Pakistan’s own official documents acknowledge this structural vulnerability. The Pakistan Economic Survey’s chapter on trade and payments notes that the country’s economic history has been marked by cycles of external borrowing, fiscal imbalances, and exchange‑rate volatility, leading to recurrent IMF programs as a stabilising mechanism rather than as a one‑time adjustment tool. The same analysis stresses that Pakistan’s import dependence is particularly acute, with China, Saudi Arabia, the UAE and Indonesia together accounting for nearly half of the country’s imports, which magnifies exposure to commodity price shocks and supply disruptions.
As a result, external shocks quickly translate into BOP stress, forcing Pakistan back to the IMF and friendly capitals for short‑term financing, rollovers and deposits. This external dependence has profound structural consequences. Continuous rollovers and crisis‑driven bailouts blunt domestic reform incentives by creating a perception among policymakers that friendly states and multilateral lenders will not allow Pakistan to default, thereby weakening the urgency for tough tax, energy and governance reforms. Instead of broadening the tax base, cutting quasi‑fiscal losses, and boosting productivity, successive governments have opted for politically easier strategies like import compression, ad hoc subsidies, and repeated renegotiation of external debt terms.
IMF reviews explicitly call for stronger tax collection from under‑taxed sectors such as retailers and for better targeted public spending, but Pakistan’s track record suggests that most adjustment is borne by compliant taxpayers and consumers through inflation, energy tariff hikes, and currency depreciation rather than by structural reordering of the political economy. At the same time, heavy reliance on deposits and loans from a narrow group of partners constrains Pakistan’s strategic and economic autonomy. The requirement to maintain “friendly” political positions to secure rollovers from Riyadh, Abu Dhabi, and Beijing introduces an external dimension to domestic economic policy choices and foreign policy decision-making.
Pakistan’s request for a 3 billion dollar rollover from the UAE is emblematic of a deeper structural malaise rather than just a routine financing operation.

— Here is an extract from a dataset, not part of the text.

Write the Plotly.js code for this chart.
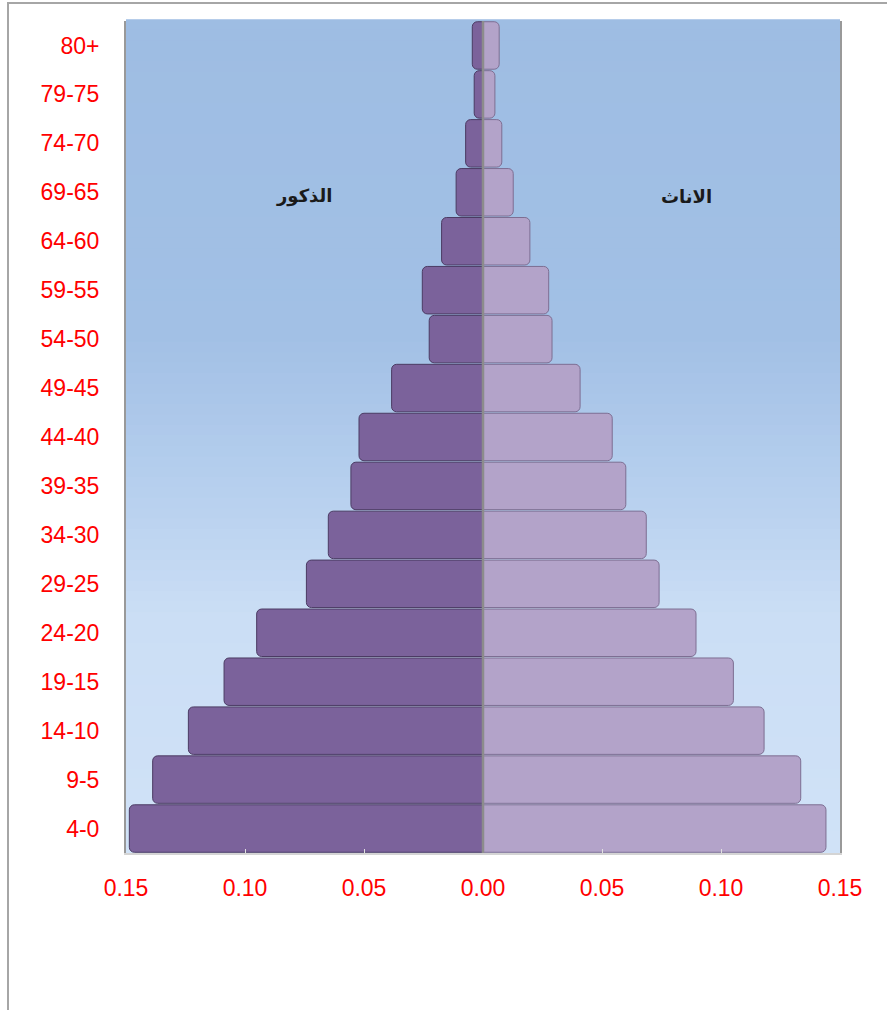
<!DOCTYPE html>
<html>
<head>
<meta charset="utf-8">
<script src="https://cdn.plot.ly/plotly-3.0.1.min.js"></script>
<style>
  html, body { margin: 0; padding: 0; background: #fff; }
  #wrap { position: relative; width: 887px; height: 1010px; }
  #chart { width: 887px; height: 1010px; }
  #frame { position: absolute; left: 7px; top: 2px; right: -2px; bottom: -2px;
           border-left: 2px solid #a6a6a6; border-top: 2px solid #a6a6a6; pointer-events: none; }
</style>
</head>
<body>
<div id="wrap">
  <div id="chart"></div>
  <div id="frame"></div>
</div>
<script>
// Age groups (bottom to top), as displayed
const ageGroups = ["4-0","9-5","14-10","19-15","24-20","29-25","34-30","39-35","44-40","49-45","54-50","59-55","64-60","69-65","74-70","79-75","80+"];
// Share of population
const males   = [0.1486,0.1388,0.1238,0.1088,0.0951,0.0742,0.0650,0.0555,0.0521,0.0384,0.0226,0.0255,0.0174,0.0113,0.0073,0.0037,0.0045];
const females = [0.1441,0.1335,0.1181,0.1052,0.0895,0.0740,0.0686,0.0600,0.0543,0.0408,0.0290,0.0276,0.0197,0.0127,0.0079,0.0050,0.0068];
const xTickVals = [-0.15,-0.10,-0.05,0,0.05,0.10,0.15];
const xTickText = ["0.15","0.10","0.05","0.00","0.05","0.10","0.15"];
const maleLabel = "الذكور";
const femaleLabel = "الاناث";

// background gradient (style only)
const stops = [[0,[158,189,227]],[0.38,[162,192,229]],[0.56,[182,207,238]],[0.72,[203,222,245]],[1,[208,226,247]]];
function colAt(t){
  for (let i=0;i<stops.length-1;i++){
    const [a,ca]=stops[i],[b,cb]=stops[i+1];
    if (t>=a && t<=b){ const f=(t-a)/(b-a);
      return 'rgb('+ca.map((v,k)=>Math.round(v+(cb[k]-v)*f)).join(',')+')'; }
  }
  return 'rgb(208,226,247)';
}
const shapes = [];
const N = 80;
for (let i=0;i<N;i++){
  const t0=i/N, t1=(i+1)/N;
  shapes.push({type:'rect', xref:'paper', yref:'paper', x0:0, x1:1, y0:1-t1, y1:1-t0+0.002,
    fillcolor: colAt((t0+t1)/2), line:{width:0}, layer:'below'});
}
shapes.push({type:'line', xref:'x', yref:'paper', x0:0, x1:0, y0:0, y1:1, line:{color:'#8c8c8c', width:2.5}, layer:'above'});

const traces = [
  {type:'bar', orientation:'h', y: ageGroups, x: males.map(v=>-v), name:'male',
   marker:{color:'#7b629b', line:{color:'#4b3b63', width:1}, cornerradius:5}, hoverinfo:'skip'},
  {type:'bar', orientation:'h', y: ageGroups, x: females, name:'female',
   marker:{color:'#b3a3c9', line:{color:'#7d6e92', width:1}, cornerradius:5}, hoverinfo:'skip'}
];

const layout = {
  width: 887, height: 1010,
  margin: {l:126, r:47, t:21, b:157},
  paper_bgcolor: 'rgba(0,0,0,0)',
  plot_bgcolor: 'rgb(208,226,247)',
  barmode: 'relative',
  bargap: 0.03,
  showlegend: false,
  font: {family: 'Liberation Sans, Arial, sans-serif'},
  xaxis: {
    range: [-0.15, 0.15], tickvals: xTickVals, ticktext: xTickText,
    tickfont: {color: '#ff0000', size: 23}, showgrid: false, zeroline: false,
    showline: true, linecolor: '#d4d4d4', linewidth: 2,
    ticks: 'inside', ticklen: 4, tickcolor: '#e0e0e0', ticklabelstandoff: 13,
    fixedrange: true
  },
  yaxis: {
    type: 'category', categoryorder: 'array', categoryarray: ageGroups,
    tickfont: {color: '#ff0000', size: 23}, showgrid: false, zeroline: false,
    showline: true, mirror: true, linecolor: '#999999', linewidth: 2,
    ticks: '', ticklabelstandoff: 20, fixedrange: true
  },
  shapes: shapes,
  annotations: [
    {x: -0.0752, y: '69-65', xref:'x', yref:'y', text: '<b>'+maleLabel+'</b>', showarrow:false,
     yshift: -4, font:{family:'DejaVu Sans, sans-serif', size:18, color:'#1a1a1a'}},
    {x: 0.0853, y: '69-65', xref:'x', yref:'y', text: '<b>'+femaleLabel+'</b>', showarrow:false,
     yshift: -4, font:{family:'DejaVu Sans, sans-serif', size:18, color:'#1a1a1a'}}
  ]
};
Plotly.newPlot('chart', traces, layout, {displayModeBar:false, staticPlot:true});
</script>
</body>
</html>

As long as external deposits, IMF bailouts and bilateral rollovers remain the primary instruments of macroeconomic management, the country will continue to oscillate between short-lived episodes of stability and recurring crises, with each new program layered on top of unresolved structural distortions.
Lastly, the success of Pakistan’s reliance on the same set of patrons is itself questionable. China has understood Pakistan’s readiness to compromise iron-brotherhood for US’s overtures and framing of bilateral engagement to counter China’s influence in the region. Recently, in view of bilateral defence pact, Saudi Arabia has warned Pakistan on its approach towards Saudi-UAE conflict in Yemen. UAE too have noted Pakistan’s plan to sell waepons worth US $ 1.5 billion to Sudan which is bound to be used against UAE supported Rapid Support Forces. All these are set to make the economic rollover process much more vulnerable for Pakistan.